Implementation:Duckdb Duckdb Generate Auxiliary
Overview
Concrete tool for generating DuckDB auxiliary code including profiling metrics, embedded test queries, and compile-time constants. This implementation comprises five Python scripts, each responsible for a distinct code generation task that produces supporting C++ artifacts for the DuckDB engine.
Code Reference
| Script | Source Location | Lines | Purpose |
|---|---|---|---|
generate_metric_enums.py |
scripts/generate_metric_enums.py |
L1-52 | Profiling metric enum generation |
generate_csv_header.py |
scripts/generate_csv_header.py |
L1-98 | Embed SQL queries as C++ strings |
generate_tpcds_schema.py |
scripts/generate_tpcds_schema.py |
L1-116 | TPC-DS schema metadata generation |
generate_tpcds_results.py |
scripts/generate_tpcds_results.py |
L1-137 | TPC-DS expected results generation |
generate_vector_sizes.py |
scripts/generate_vector_sizes.py |
L1-21 | Vector size constant generation |
generate_metric_enums.py
Reads a JSON specification of profiling metric types (metric_type.json) and generates C++ enum definitions along with string-to-enum and enum-to-string conversion functions. The output files (metric_type.hpp and metric_type.cpp) provide the profiling subsystem with a consistent set of metric identifiers.
generate_csv_header.py
Reads SQL query files and embeds them as C++ string constants in header and source files (profiling_utils.hpp and profiling_utils.cpp).

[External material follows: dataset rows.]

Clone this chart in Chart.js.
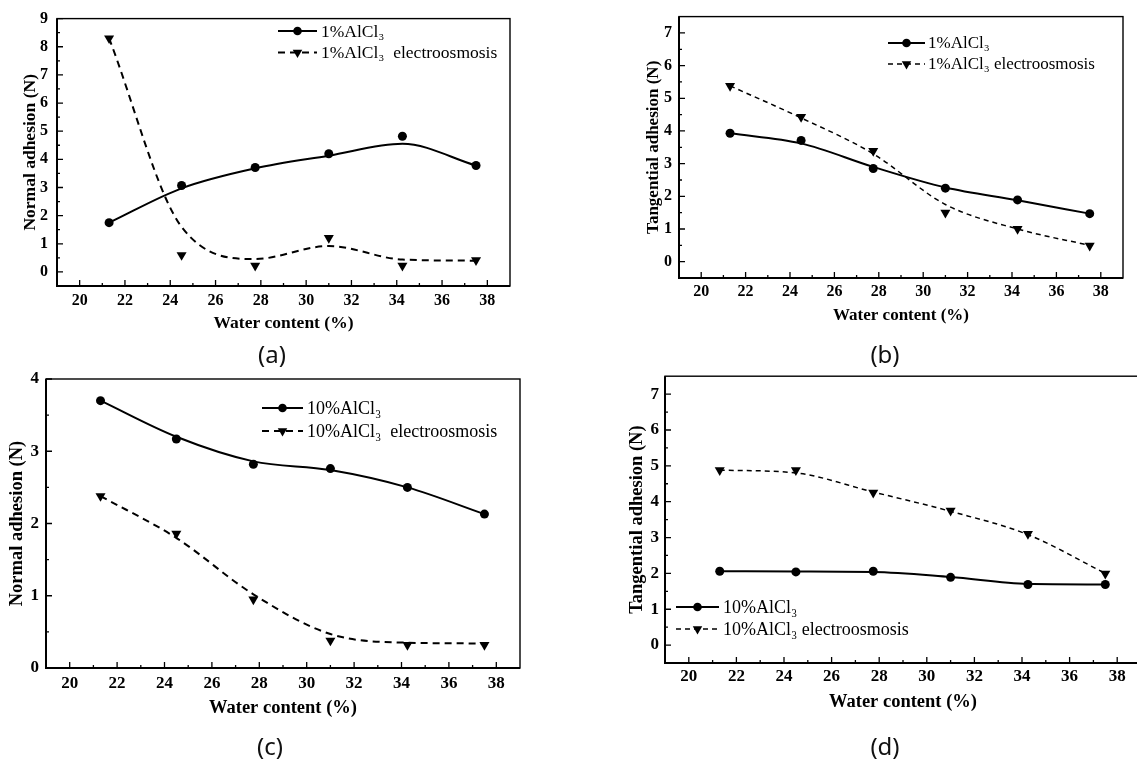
<!DOCTYPE html>
<html><head><meta charset="utf-8">
<script src="https://cdn.jsdelivr.net/npm/chart.js@4.4.1/dist/chart.umd.min.js"></script>
<style>
html,body{margin:0;padding:0;background:#fff;overflow:hidden;width:1137px;height:767px;position:relative;}
canvas{position:absolute;}
.lbl{position:absolute;font-family:"Noto Sans","Open Sans",sans-serif;font-size:24px;color:#111;transform:translate(-50%,-50%);white-space:nowrap;line-height:1;}
</style></head><body>
<canvas id="ca" width="560" height="345" style="left:0px;top:0px"></canvas>
<canvas id="cb" width="557" height="345" style="left:580px;top:0px"></canvas>
<canvas id="cc" width="560" height="380" style="left:0px;top:360px"></canvas>
<canvas id="cd" width="580" height="380" style="left:580px;top:360px"></canvas>
<div class="lbl" style="left:272px;top:354px">(a)</div>
<div class="lbl" style="left:885px;top:354px">(b)</div>
<div class="lbl" style="left:270px;top:746px">(c)</div>
<div class="lbl" style="left:885px;top:746px">(d)</div>
<script>
// ---------- data ----------
const waterContent = [21.3, 24.5, 27.75, 31, 34.25, 37.5];
const xTickLabels = [20, 22, 24, 26, 28, 30, 32, 34, 36, 38];

// (a) normal adhesion, 1% AlCl3
const aPlain = [1.75, 3.07, 3.71, 4.2, 4.82, 3.78];
const aPlainCurve = [1.75, 2.97, 3.68, 4.13, 4.55, 3.78];
const aEO = [8.3, 0.6, 0.22, 1.21, 0.22, 0.42];
const aEOCurve = [8.3, 1.6, 0.46, 0.92, 0.44, 0.4];
const aYTicks = [0, 1, 2, 3, 4, 5, 6, 7, 8, 9];

// (b) tangential adhesion, 1% AlCl3
const bPlain = [3.93, 3.71, 2.85, 2.25, 1.89, 1.47];
const bPlainCurve = [3.93, 3.62, 2.9, 2.27, 1.88, 1.47];
const bEO = [5.38, 4.43, 3.39, 1.5, 1.0, 0.49];
const bEOCurve = [5.38, 4.4, 3.3, 1.75, 1.0, 0.5];
const bYTicks = [0, 1, 2, 3, 4, 5, 6, 7];

// (c) normal adhesion, 10% AlCl3
const cPlain = [3.7, 3.17, 2.82, 2.76, 2.5, 2.13];
const cPlainCurve = [3.7, 3.2, 2.86, 2.74, 2.5, 2.13];
const cEO = [2.38, 1.86, 0.95, 0.38, 0.32, 0.32];
const cEOCurve = [2.38, 1.8, 1.02, 0.47, 0.35, 0.34];
const cYTicks = [0, 1, 2, 3, 4];

// (d) tangential adhesion, 10% AlCl3
const dPlain = [2.06, 2.04, 2.06, 1.89, 1.69, 1.69];
const dPlainCurve = [2.06, 2.05, 2.04, 1.9, 1.71, 1.69];
const dEO = [4.88, 4.88, 4.25, 3.75, 3.1, 1.99];
const dEOCurve = [4.88, 4.8, 4.27, 3.73, 3.08, 2.0];
const dYTicks = [0, 1, 2, 3, 4, 5, 6, 7];

const xy = arr => arr.map((v, i) => ({x: waterContent[i], y: v}));
const SERIF = '"Liberation Serif","Times New Roman",serif';

function drawMarker(ctx, style, x, y, r) {
  ctx.beginPath();
  if (style === 'circle') {
    ctx.arc(x, y, r, 0, Math.PI * 2);
  } else {
    let rad = Math.PI;
    ctx.moveTo(x + Math.sin(rad) * r, y - Math.cos(rad) * r);
    rad += 2 * Math.PI / 3;
    ctx.lineTo(x + Math.sin(rad) * r, y - Math.cos(rad) * r);
    rad += 2 * Math.PI / 3;
    ctx.lineTo(x + Math.sin(rad) * r, y - Math.cos(rad) * r);
    ctx.closePath();
  }
  ctx.fill();
}

const framePlugin = {
  id: 'frame',
  afterDraw(chart, args, opts) {
    const {ctx, chartArea: ca} = chart;
    const xs = chart.scales.x, ys = chart.scales.y;
    ctx.save();
    ctx.strokeStyle = '#000';
    ctx.fillStyle = '#000';
    ctx.setLineDash([]);
    ctx.lineWidth = 1.4;
    ctx.strokeRect(ca.left, ca.top, ca.right - ca.left, ca.bottom - ca.top);
    ctx.lineWidth = 2;
    ctx.beginPath();
    ctx.moveTo(ca.left, ca.top); ctx.lineTo(ca.left, ca.bottom); ctx.lineTo(ca.right, ca.bottom);
    ctx.stroke();
    ctx.lineWidth = 1.3;
    ctx.beginPath();
    const xt = opts.xTicks, yt = opts.yTicks;
    xt.forEach((v, i) => {
      const p = xs.getPixelForValue(v);
      ctx.moveTo(p, ca.bottom); ctx.lineTo(p, ca.bottom - 6);
      if (i < xt.length - 1) {
        const m = xs.getPixelForValue((v + xt[i + 1]) / 2);
        ctx.moveTo(m, ca.bottom); ctx.lineTo(m, ca.bottom - 3);
      }
    });
    yt.forEach((v, i) => {
      const p = ys.getPixelForValue(v);
      ctx.moveTo(ca.left, p); ctx.lineTo(ca.left + 6, p);
      if (i < yt.length - 1) {
        const m = ys.getPixelForValue((v + yt[i + 1]) / 2);
        ctx.moveTo(ca.left, m); ctx.lineTo(ca.left + 3, m);
      }
    });
    ctx.stroke();
    // legend
    const L = opts.legend;
    ctx.font = L.fontSize + 'px ' + SERIF;
    ctx.textBaseline = 'middle';
    ctx.textAlign = 'left';
    L.items.forEach((it, i) => {
      const y = L.y + i * L.dy;
      ctx.lineWidth = it.width;
      ctx.setLineDash(it.dash);
      ctx.beginPath();
      ctx.moveTo(L.x0, y); ctx.lineTo(L.x1, y);
      ctx.stroke();
      ctx.setLineDash([]);
      drawMarker(ctx, it.marker, (L.x0 + L.x1) / 2, y, it.marker === 'circle' ? 4.3 : 5.5);
      ctx.fillText(it.text, L.tx, y + 1);
    });
    ctx.restore();
  }
};

function makePanel(c) {
  const tickFont = {family: SERIF, weight: 'bold', size: c.tickSize};
  const titleFont = {family: SERIF, weight: 'bold', size: c.titleSize};
  return new Chart(document.getElementById(c.id), {
    type: 'line',
    data: {datasets: [
      {data: xy(c.plainCurve), borderColor: '#000', borderWidth: 2, pointRadius: 0, fill: false,
       tension: 0.4, cubicInterpolationMode: 'monotone'},
      {data: xy(c.eoCurve), borderColor: '#000', borderWidth: c.dashWidth, borderDash: c.dash, pointRadius: 0, fill: false,
       tension: 0.4, cubicInterpolationMode: 'monotone'},
      {data: xy(c.plain), showLine: false, pointStyle: 'circle', pointRadius: 4.5,
       pointBackgroundColor: '#000', pointBorderWidth: 0},
      {data: xy(c.eo), showLine: false, pointStyle: 'triangle', rotation: 180, pointRotation: 180, pointRadius: 5.8,
       pointBackgroundColor: '#000', pointBorderWidth: 0}
    ]},
    options: {
      responsive: false, animation: false, devicePixelRatio: 1,
      layout: {padding: c.pad},
      plugins: {
        legend: {display: false}, tooltip: {enabled: false},
        frame: {xTicks: xTickLabels, yTicks: c.yTicks, legend: c.legend}
      },
      scales: {
        x: {
          type: 'linear', min: 19, max: c.xmax,
          grid: {display: false, drawTicks: false}, border: {display: false},
          afterBuildTicks: s => { s.ticks = xTickLabels.map(v => ({value: v})); },
          afterFit: s => { s.height = c.xH; },
          ticks: {padding: c.xTickPad, font: tickFont, color: '#000', autoSkip: false, maxRotation: 0},
          title: {display: true, text: 'Water content (%)', font: titleFont, color: '#000',
                  padding: {top: 0, bottom: c.xTitlePad}}
        },
        y: {
          type: 'linear', min: c.ymin, max: c.ymax,
          grid: {display: false, drawTicks: false}, border: {display: false},
          afterBuildTicks: s => { s.ticks = c.yTicks.map(v => ({value: v})); },
          afterFit: s => { s.width = c.yW; },
          ticks: {padding: c.yTickPad, font: tickFont, color: '#000'},
          title: {display: true, text: c.yTitle, font: titleFont, color: '#000',
                  padding: {top: c.yTitlePad, bottom: 0}}
        }
      }
    },
    plugins: [framePlugin]
  });
}

makePanel({
  id: 'ca', plain: aPlain, plainCurve: aPlainCurve, eo: aEO, eoCurve: aEOCurve, yTicks: aYTicks,
  ymin: -0.5, ymax: 9, xmax: 39, dash: [7, 5], dashWidth: 2,
  pad: {left: 0, top: 11, right: 50, bottom: 0}, xH: 59, yW: 57,
  tickSize: 16, titleSize: 17.5, xTickPad: 5, yTickPad: 9, xTitlePad: 11, yTitlePad: 19.5,
  yTitle: 'Normal adhesion (N)',
  legend: {x0: 278, x1: 317, tx: 321, y: 31, dy: 21.5, fontSize: 17.5, items: [
    {text: '1%AlCl\u2083', marker: 'circle', dash: [], width: 2},
    {text: '1%AlCl\u2083  electroosmosis', marker: 'triangle', dash: [7, 5], width: 2}
  ]}
});

makePanel({
  id: 'cb', plain: bPlain, plainCurve: bPlainCurve, eo: bEO, eoCurve: bEOCurve, yTicks: bYTicks,
  ymin: -0.5, ymax: 7.5, xmax: 39, dash: [5, 4], dashWidth: 1.5,
  pad: {left: 0, top: 7, right: 14, bottom: 0}, xH: 67, yW: 99,
  tickSize: 16, titleSize: 17, xTickPad: 4, yTickPad: 7, xTitlePad: 19.5, yTitlePad: 63,
  yTitle: 'Tangential adhesion (N)',
  legend: {x0: 308, x1: 345, tx: 348, y: 43, dy: 21, fontSize: 17, items: [
    {text: '1%AlCl\u2083', marker: 'circle', dash: [], width: 2},
    {text: '1%AlCl\u2083 electroosmosis', marker: 'triangle', dash: [5, 4], width: 1.5}
  ]}
});

makePanel({
  id: 'cc', plain: cPlain, plainCurve: cPlainCurve, eo: cEO, eoCurve: cEOCurve, yTicks: cYTicks,
  ymin: 0, ymax: 4, xmax: 39, dash: [7, 5], dashWidth: 2,
  pad: {left: 0, top: 19, right: 40, bottom: 0}, xH: 72, yW: 46,
  tickSize: 17, titleSize: 18.5, xTickPad: 5, yTickPad: 7, xTitlePad: 21, yTitlePad: 6,
  yTitle: 'Normal adhesion (N)',
  legend: {x0: 262, x1: 303, tx: 307, y: 48, dy: 23, fontSize: 18, items: [
    {text: '10%AlCl\u2083', marker: 'circle', dash: [], width: 2},
    {text: '10%AlCl\u2083  electroosmosis', marker: 'triangle', dash: [7, 5], width: 2}
  ]}
});

makePanel({
  id: 'cd', plain: dPlain, plainCurve: dPlainCurve, eo: dEO, eoCurve: dEOCurve, yTicks: dYTicks,
  ymin: -0.5, ymax: 7.5, xmax: 39, dash: [5, 4], dashWidth: 1.5,
  pad: {left: 0, top: 13, right: 19, bottom: 0}, xH: 77, yW: 85,
  tickSize: 17, titleSize: 18.5, xTickPad: 3, yTickPad: 6, xTitlePad: 27, yTitlePad: 46,
  yTitle: 'Tangential adhesion (N)',
  legend: {x0: 96, x1: 139, tx: 143, y: 247, dy: 22, fontSize: 18, items: [
    {text: '10%AlCl\u2083', marker: 'circle', dash: [], width: 2},
    {text: '10%AlCl\u2083 electroosmosis', marker: 'triangle', dash: [5, 4], width: 1.5}
  ]}
});
</script>
</body></html>
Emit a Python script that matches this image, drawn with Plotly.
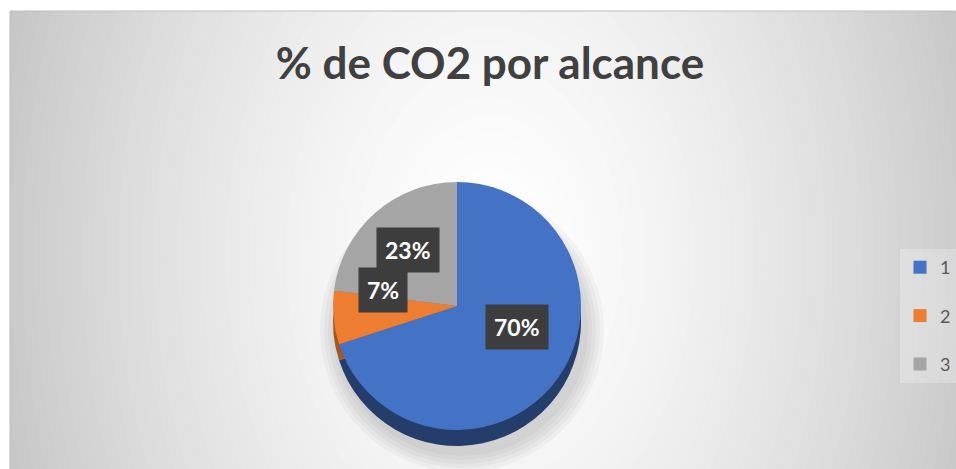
import math
import plotly.graph_objects as go

# ---- data ----
categories = ["1", "2", "3"]
values = [70, 7, 23]
colors = ["#4472C4", "#ED7D31", "#A5A5A5"]
side_colors = ["#243D6B", "#A4561F", "#6F6F6F"]
title_text = "% de CO2 por alcance"

# ---- geometry (pixels) ----
W, H = 956, 469
CX, CY, D, DEPTH = 457, 306, 248, 16
R = D / 2


def px(x):
    return x / W


def py(y):
    return 1 - y / H


def dom(cx, cy, d):
    return dict(x=[px(cx - d / 2), px(cx + d / 2)], y=[py(cy + d / 2), py(cy - d / 2)])


fig = go.Figure()

# side (depth) of the pie
fig.add_trace(go.Pie(
    labels=categories, values=values, sort=False, direction="clockwise", rotation=0,
    marker=dict(colors=side_colors, line=dict(width=0)),
    textinfo="none", hoverinfo="skip", showlegend=False,
    domain=dom(CX, CY + DEPTH, D),
))
# top face
fig.add_trace(go.Pie(
    labels=categories, values=values, sort=False, direction="clockwise", rotation=0,
    marker=dict(colors=colors, line=dict(width=0)),
    textinfo="none", showlegend=False,
    domain=dom(CX, CY, D),
))

# legend entries
for cat, col in zip(categories, colors):
    fig.add_trace(go.Scatter(
        x=[None], y=[None], mode="markers", name=cat, legendgroup=cat,
        marker=dict(symbol="square", size=13, color=col), hoverinfo="skip",
    ))

# ---- data labels ----
total = sum(values)
annotations = []
cum = 0
for v in values:
    mid = (cum + v / 2) / total * 2 * math.pi
    cum += v
    lx = CX + 0.6 * R * math.sin(mid)
    ly = CY - 0.6 * R * math.cos(mid)
    annotations.append(dict(
        x=px(lx), y=py(ly), xref="paper", yref="paper", showarrow=False,
        text=f"{round(v / total * 100)}%",
        font=dict(family="Lato, Open Sans, sans-serif", size=23, color="white", weight=700),
        bgcolor="#3d3d3d", borderpad=8,
    ))

# ---- background: radial gradient ----
shapes = []
GCX, GCY, RX, RY = 490, 255, 480, 700


def gray(d):
    g = int(round(255 - 52 * min(d, 1.15) ** 1.5))
    return f"rgb({g},{g},{g})"


shapes.append(dict(type="rect", xref="paper", yref="paper", x0=px(10), x1=px(956), y0=py(469), y1=py(11),
                   fillcolor=gray(1.15), line=dict(width=0), layer="below"))
N = 46
for k in range(N):
    s = 1.15 * (1 - k / N)
    shapes.append(dict(type="circle", xref="paper", yref="paper",
                       x0=px(GCX - RX * s), x1=px(GCX + RX * s),
                       y0=py(GCY + RY * s), y1=py(GCY - RY * s),
                       fillcolor=gray(s), line=dict(width=0), layer="below"))
# white margins outside chart area
shapes.append(dict(type="rect", xref="paper", yref="paper", x0=-0.05, x1=1.05, y0=py(11), y1=1.05,
                   fillcolor="white", line=dict(width=0), layer="below"))
shapes.append(dict(type="rect", xref="paper", yref="paper", x0=-0.05, x1=px(10), y0=-0.05, y1=1.05,
                   fillcolor="white", line=dict(width=0), layer="below"))
# chart border
shapes.append(dict(type="rect", xref="paper", yref="paper", x0=px(10), x1=px(957), y0=py(470), y1=py(11),
                   fillcolor="rgba(0,0,0,0)", line=dict(width=1, color="#BFBFBF"), layer="below"))
# soft shadow under the pie
for i in range(5):
    e = 2 + i * 4
    shapes.append(dict(type="circle", xref="paper", yref="paper",
                       x0=px(CX + 5 - R - e), x1=px(CX + 5 + R + e),
                       y0=py(CY + DEPTH + 8 + R + e), y1=py(CY + DEPTH + 8 - R - e),
                       fillcolor="rgba(0,0,0,0.03)", line=dict(width=0), layer="below"))

fig.update_layout(
    width=W, height=H,
    margin=dict(l=0, r=0, t=0, b=0),
    paper_bgcolor="white", plot_bgcolor="rgba(0,0,0,0)",
    title=dict(text=title_text, x=px(490), y=py(64), xanchor="center", yanchor="middle",
               font=dict(family="Lato, Open Sans, sans-serif", size=44, color="#404040", weight=700)),
    xaxis=dict(visible=False), yaxis=dict(visible=False),
    showlegend=True,
    legend=dict(x=px(900), y=py(316), xanchor="left", yanchor="middle", itemwidth=30,
                bgcolor="rgba(255,255,255,0.25)", tracegroupgap=22,
                font=dict(family="Lato, Open Sans, sans-serif", size=18, color="#595959"),
                itemclick=False, itemdoubleclick=False),
    annotations=annotations,
    shapes=shapes,
)

fig.write_html(
    "out.html",
    config={"displayModeBar": False},
    post_script="document.body.style.margin='0';document.body.style.overflow='hidden';",
)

This allows the profiling and benchmark infrastructure to reference standard queries at compile time without runtime file I/O.
generate_tpcds_schema.py
Produces C++ headers describing the TPC-DS schema, including table names and column definitions. These headers are consumed by the TPC-DS benchmark harness to set up test databases and validate query results.
generate_tpcds_results.py
Generates C++ headers containing the expected results for TPC-DS benchmark queries. These are used to verify that query execution produces correct output during testing.
generate_vector_sizes.py
Produces a C++ header defining compile-time constants for the DuckDB vector size. The vector size governs the number of tuples processed per batch in the vectorized execution engine and is referenced throughout the codebase.
I/O Contract
Inputs
| Input | Description | Consumed By |
|---|---|---|
metric_type.json |
JSON specification of profiling metric types | generate_metric_enums.py
|
| TPC-H / TPC-DS SQL files | Standard benchmark SQL query files | generate_csv_header.py, generate_tpcds_results.py
|
| TPC-DS schema definitions | Schema metadata for TPC-DS tables | generate_tpcds_schema.py
|
| Profiling utils templates | Template files for profiling utility generation | generate_csv_header.py
|
| Vector size configuration | Input specifying the desired vector size constant | generate_vector_sizes.py
|
Outputs
| Output File(s) | Description | Produced By |
|---|---|---|
metric_type.hpp, metric_type.cpp |
C++ enum definitions and conversion functions for profiling metrics | generate_metric_enums.py
|
profiling_utils.hpp, profiling_utils.cpp |
C++ headers and source with embedded SQL query strings | generate_csv_header.py
|
| TPC-DS schema headers | C++ headers describing TPC-DS table and column definitions | generate_tpcds_schema.py
|
| TPC-DS results headers | C++ headers containing expected TPC-DS query results | generate_tpcds_results.py
|
| Vector size header | C++ header defining the vector size compile-time constant | generate_vector_sizes.py
|
External Dependencies
- python3 -- All five scripts require a Python 3 interpreter.
Usage Examples
Generating profiling metric enums:
python3 scripts/generate_metric_enums.py
Generating embedded SQL query headers:
python3 scripts/generate_csv_header.py
Generating TPC-DS schema metadata:
python3 scripts/generate_tpcds_schema.py
Generating TPC-DS expected results:
python3 scripts/generate_tpcds_results.py
Generating vector size constants:
python3 scripts/generate_vector_sizes.py
Running all auxiliary generators as part of the build pipeline:
python3 scripts/generate_metric_enums.py
python3 scripts/generate_csv_header.py
python3 scripts/generate_tpcds_schema.py
python3 scripts/generate_tpcds_results.py
python3 scripts/generate_vector_sizes.py